They say it takes a village to raise a child — but the village may matter less than we think.

A new Yale study shows that neighborhood factors have a moderate effect on cardiovascular risk and a small impact on obesity and depression for adolescents after they have grown up. The study, published in the journal Health Affairs this September, analyzed data from the National Longitudinal Study of Adolescent to Adult Health (Add Health), a study that followed more than 15,000 adolescents from 1994 to 2009.

“If you take our results at face value, they would suggest neighborhoods have some sort of limited scope,” said study co-author Stephen McLaughlin GRD ’18, who studies public health and epidemiology. “We have to have a little bit of nuance in interpreting our results.”

He explained that it can be difficult to determine if health impacts are caused by an individual’s genetic makeup, their family or their neighborhood, and this study aims to identify how much of a role the latter plays.
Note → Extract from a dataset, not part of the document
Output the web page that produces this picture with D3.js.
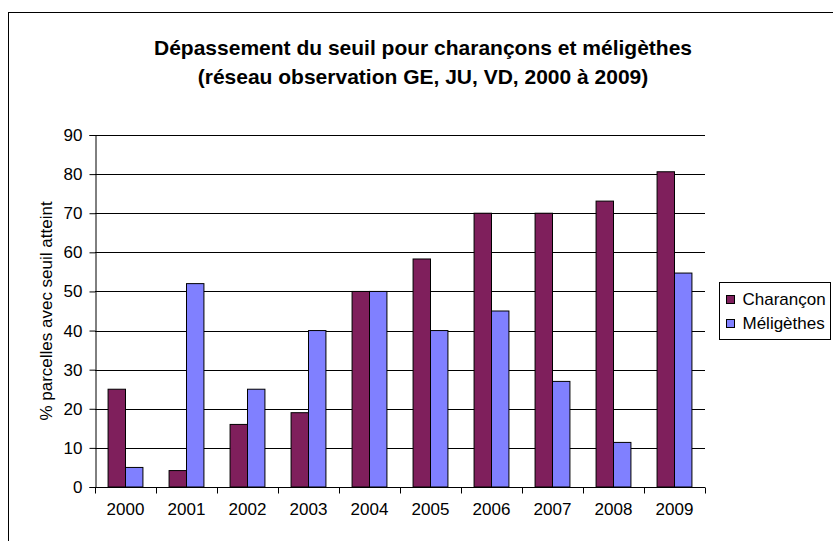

He also pointed out that the study does not account for complex feedback loops. For instance, clean air in a neighborhood might discourage a family from smoking. Families might also change their behavior based on neighborhood trends.
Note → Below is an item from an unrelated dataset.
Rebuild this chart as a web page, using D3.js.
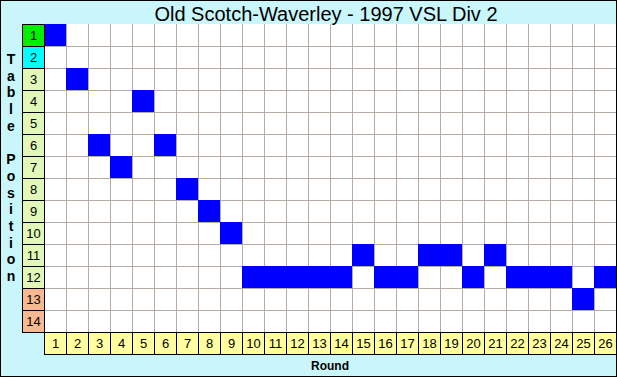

The effects may seem small, but, according to Tracy Richmond, an assistant professor of pediatrics at Harvard Medical School who researches disparities in adolescent health, its effects might be great across a large population. Her own research has provided evidence that the environment in which a person is raised or attends school affects their health.

“There are so many adult factors that influence cardiovascular risk and depression that I think finding any correlation from where you went to high school is pretty remarkable, especially when you think there are so many complex factors that contribute, including the interaction of genetics and environment,” said Richmond.

According to Andrew Papachristos, a professor of sociology at Yale, “Understanding your zip code can be as important as understanding your genetic code.”

He explained that, just as in genetics, children have no choice about their early environments. They cannot control if their parents live in a house with lead paint or a neighborhood with high crime rates. Despite this, he warned against committing “ecological fallacy,” or assigning to an individual the properties of the whole. Lower-income neighborhoods have higher obesity rates, but there are plenty of people in lower-income neighborhoods who are not obese, he explained.

More than one-third of American adults over the age of 20 are obese.